Our 3D world can be split up in to many different coordinate systems. You already should be familiar with some of these – world space, object space, camera space. If you aren’t I think you are jumping the gun and would strongly recommend you go back to these topics first.

Tangent space is just another such coordinate system, with it’s own origin. This is the coordinate system in which the texture coordinates for a face are specified. The tangent space system will most likely vary for any two faces.

In this coordinate system visualize the X axis pointing in the direction in which the U value increases and the Y axis in the direction in which V value increases. In most texturing only U and V change across a face tangent space can be thought of a 2D coordinate system aligned to the plane of a face.

So what about the Z axis in tangent space?
The u and v values can be used to define a 2D space, but to do calculations in a 3D world we need a Z axis as well. The Z axis can be though of as the face normal, always perpendicular to the face itself.

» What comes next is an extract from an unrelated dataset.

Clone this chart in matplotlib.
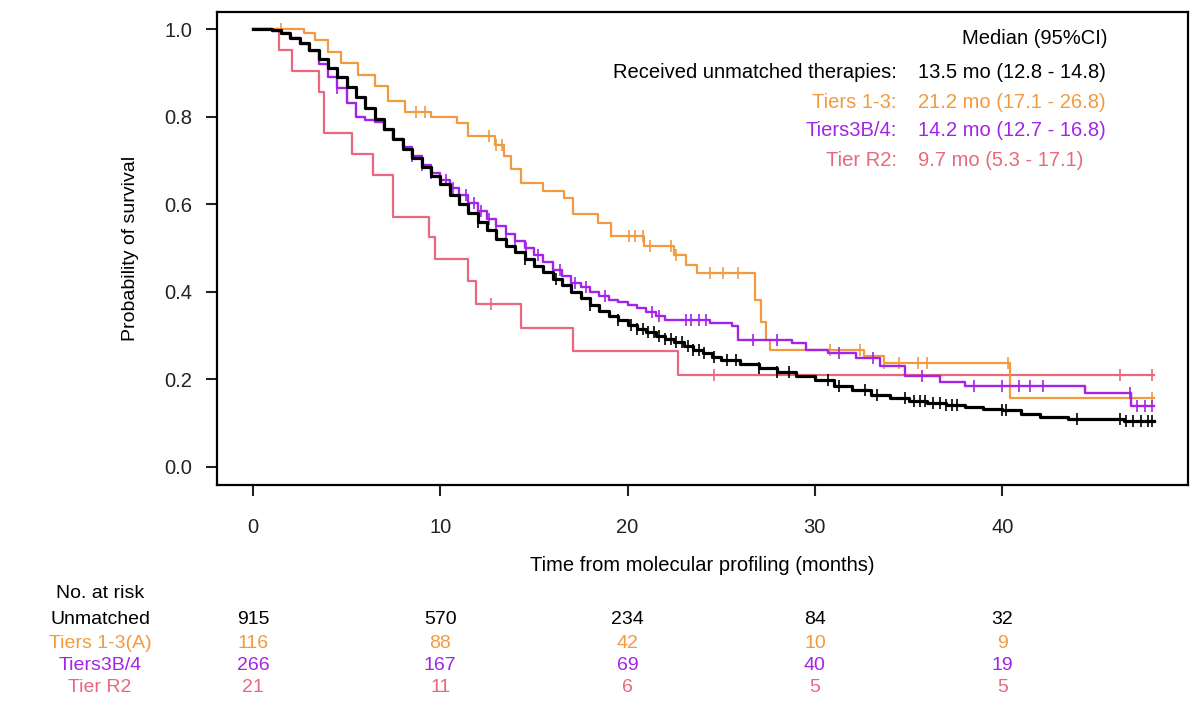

For now we will call this n (for normal). The value of n will always stay constant at 0 across a face.

Figure 1: Tangent space axis for a face in a plane

Take a look at Figure 1. It will help you visualize the tangent space coordinate system. It shows a quad made up of four vertices and two faces assumed to have a simple texture unwrap applied to it.

Figure 2 shows the tangent space axis for a face on a cube defined by the vertices 1, 2, 3. Once again we assume that this cube has a very simple texture unwrap applied to it.
In the bottom left you will also see the axis for the world space coordinate system marked by x,y,z.

The u, v, n axis represent the direction in which u, v, n values increase across the face, just as the x, y, z values represent the direction in which the x, y, z values increase in the world space coordinate system.

Figure 2: Tangent space axis for a face in a box

Let us take another example. In Figure 2 we try to visualize the tangent space for a top face of a box.